• **TASK REQUIREMENTS**:
All of the listing below must be repeated word for word. Pictures are the only thing to omit.

— Begin COLLECTED DATA —

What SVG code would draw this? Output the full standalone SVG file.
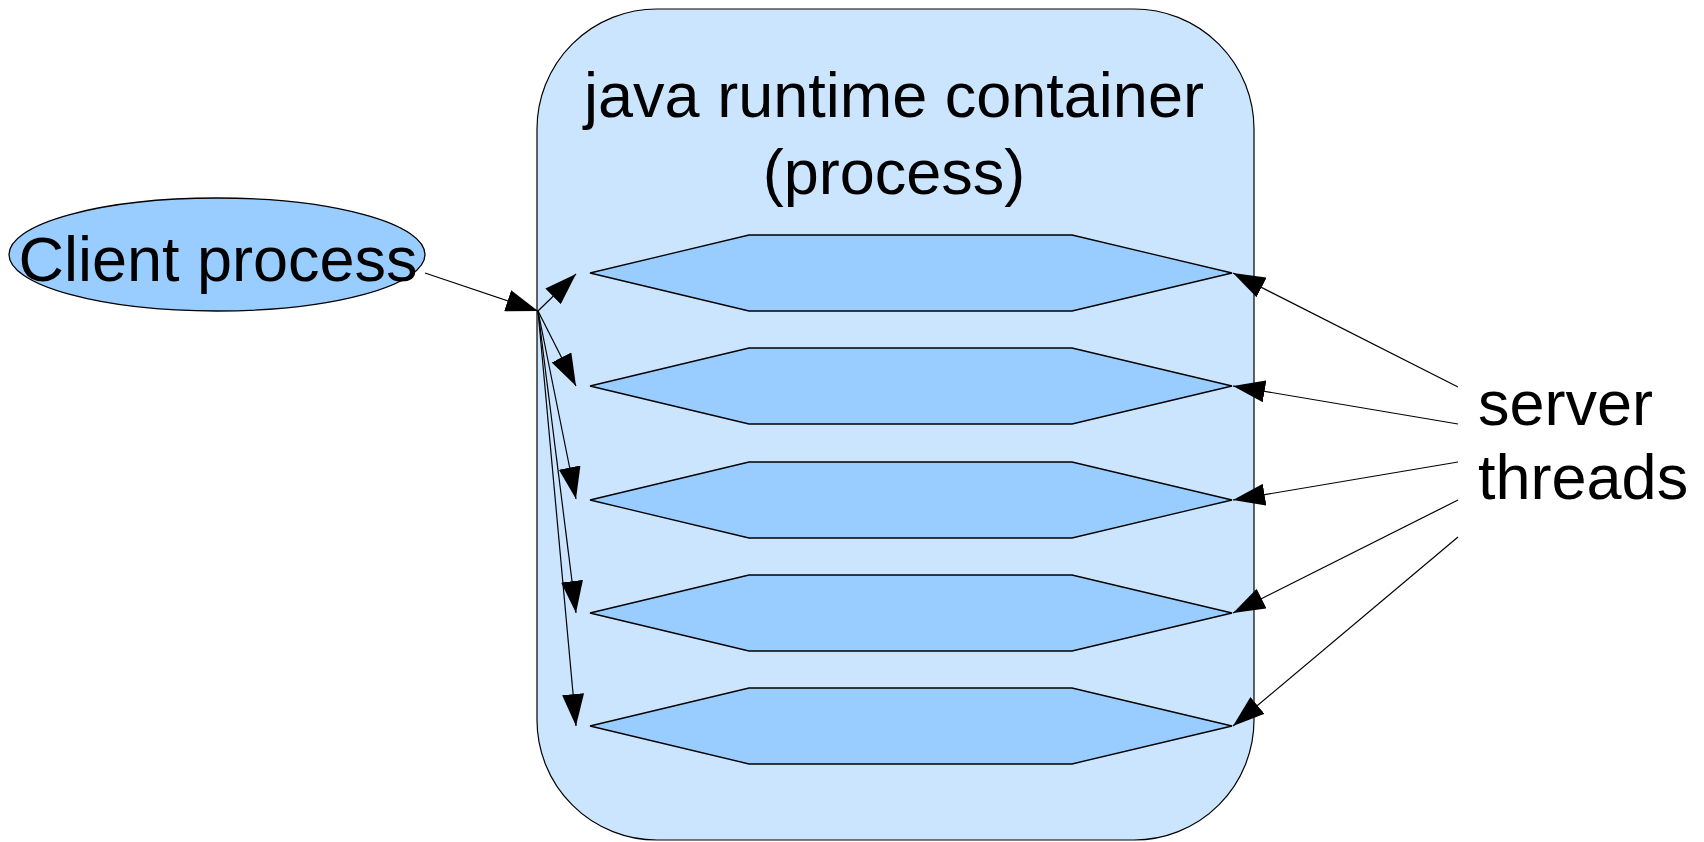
<svg xmlns="http://www.w3.org/2000/svg" width="1704" height="842" viewBox="0 0 1704 842">
<style>
.txt{font-family:"Liberation Sans",Arial,sans-serif;font-size:63px;fill:#000}
.hex{fill:#99ccff;stroke:#000;stroke-width:1.3}
.con{fill:none;stroke:#000;stroke-width:1.2}
</style>
<defs>
<marker id="ah" markerUnits="userSpaceOnUse" markerWidth="32" markerHeight="22" refX="32" refY="11" orient="auto" viewBox="0 0 32 22">
<path d="M0,0 L32,11 L0,22 z" fill="#000"/>
</marker>
</defs>
<rect width="1704" height="842" fill="#fff"/>
<g id="container">
<rect x="537" y="9" width="717" height="831" rx="120" ry="120" fill="#cce5ff" stroke="#000" stroke-width="1.2"/>
<text class="txt" x="894" y="117" text-anchor="middle" font-size="64">java runtime container</text>
<text class="txt" x="894" y="194" text-anchor="middle" font-size="64">(process)</text>
</g>
<g id="client">
<ellipse cx="217" cy="254.5" rx="208" ry="56.5" fill="#99ccff" stroke="#000" stroke-width="1.3"/>
<text class="txt" x="218" y="281" text-anchor="middle" font-size="64">Client process</text>
</g>
<g id="thread1"><polygon class="hex" points="590,273 749,235 1072,235 1232,273 1072,311 749,311"/></g>
<g id="thread2"><polygon class="hex" points="590,386 749,348 1072,348 1232,386 1072,424 749,424"/></g>
<g id="thread3"><polygon class="hex" points="590,500 749,462 1072,462 1232,500 1072,538 749,538"/></g>
<g id="thread4"><polygon class="hex" points="590,613 749,575 1072,575 1232,613 1072,651 749,651"/></g>
<g id="thread5"><polygon class="hex" points="590,726 749,688 1072,688 1232,726 1072,764 749,764"/></g>
<g id="label">
<text class="txt" x="1478" y="425">server</text>
<text class="txt" x="1478" y="499">threads</text>
</g>
<g id="connectors" class="con">
<line x1="425" y1="273" x2="538" y2="311" marker-end="url(#ah)"/>
<line x1="538" y1="311" x2="576" y2="274" marker-end="url(#ah)"/>
<line x1="538" y1="311" x2="576" y2="386" marker-end="url(#ah)"/>
<line x1="538" y1="311" x2="576" y2="499" marker-end="url(#ah)"/>
<line x1="538" y1="311" x2="576" y2="613" marker-end="url(#ah)"/>
<line x1="538" y1="311" x2="576" y2="726" marker-end="url(#ah)"/>
<line x1="1458" y1="387" x2="1233" y2="273" marker-end="url(#ah)"/>
<line x1="1458" y1="424" x2="1233" y2="386" marker-end="url(#ah)"/>
<line x1="1458" y1="462" x2="1233" y2="500" marker-end="url(#ah)"/>
<line x1="1458" y1="500" x2="1233" y2="613" marker-end="url(#ah)"/>
<line x1="1458" y1="537" x2="1233" y2="726" marker-end="url(#ah)"/>
</g>
</svg>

— End COLLECTED DATA —

• **TASK SOLUTION**:
What SVG code would draw this? Output the full standalone SVG file.
<svg xmlns="http://www.w3.org/2000/svg" width="1704" height="842" viewBox="0 0 1704 842">
<style>
.txt{font-family:"Liberation Sans",Arial,sans-serif;font-size:63px;fill:#000}
.hex{fill:#99ccff;stroke:#000;stroke-width:1.3}
.con{fill:none;stroke:#000;stroke-width:1.2}
</style>
<defs>
<marker id="ah" markerUnits="userSpaceOnUse" markerWidth="32" markerHeight="22" refX="32" refY="11" orient="auto" viewBox="0 0 32 22">
<path d="M0,0 L32,11 L0,22 z" fill="#000"/>
</marker>
</defs>
<rect width="1704" height="842" fill="#fff"/>
<g id="container">
<rect x="537" y="9" width="717" height="831" rx="120" ry="120" fill="#cce5ff" stroke="#000" stroke-width="1.2"/>
<text class="txt" x="894" y="117" text-anchor="middle" font-size="64">java runtime container</text>
<text class="txt" x="894" y="194" text-anchor="middle" font-size="64">(process)</text>
</g>
<g id="client">
<ellipse cx="217" cy="254.5" rx="208" ry="56.5" fill="#99ccff" stroke="#000" stroke-width="1.3"/>
<text class="txt" x="218" y="281" text-anchor="middle" font-size="64">Client process</text>
</g>
<g id="thread1"><polygon class="hex" points="590,273 749,235 1072,235 1232,273 1072,311 749,311"/></g>
<g id="thread2"><polygon class="hex" points="590,386 749,348 1072,348 1232,386 1072,424 749,424"/></g>
<g id="thread3"><polygon class="hex" points="590,500 749,462 1072,462 1232,500 1072,538 749,538"/></g>
<g id="thread4"><polygon class="hex" points="590,613 749,575 1072,575 1232,613 1072,651 749,651"/></g>
<g id="thread5"><polygon class="hex" points="590,726 749,688 1072,688 1232,726 1072,764 749,764"/></g>
<g id="label">
<text class="txt" x="1478" y="425">server</text>
<text class="txt" x="1478" y="499">threads</text>
</g>
<g id="connectors" class="con">
<line x1="425" y1="273" x2="538" y2="311" marker-end="url(#ah)"/>
<line x1="538" y1="311" x2="576" y2="274" marker-end="url(#ah)"/>
<line x1="538" y1="311" x2="576" y2="386" marker-end="url(#ah)"/>
<line x1="538" y1="311" x2="576" y2="499" marker-end="url(#ah)"/>
<line x1="538" y1="311" x2="576" y2="613" marker-end="url(#ah)"/>
<line x1="538" y1="311" x2="576" y2="726" marker-end="url(#ah)"/>
<line x1="1458" y1="387" x2="1233" y2="273" marker-end="url(#ah)"/>
<line x1="1458" y1="424" x2="1233" y2="386" marker-end="url(#ah)"/>
<line x1="1458" y1="462" x2="1233" y2="500" marker-end="url(#ah)"/>
<line x1="1458" y1="500" x2="1233" y2="613" marker-end="url(#ah)"/>
<line x1="1458" y1="537" x2="1233" y2="726" marker-end="url(#ah)"/>
</g>
</svg>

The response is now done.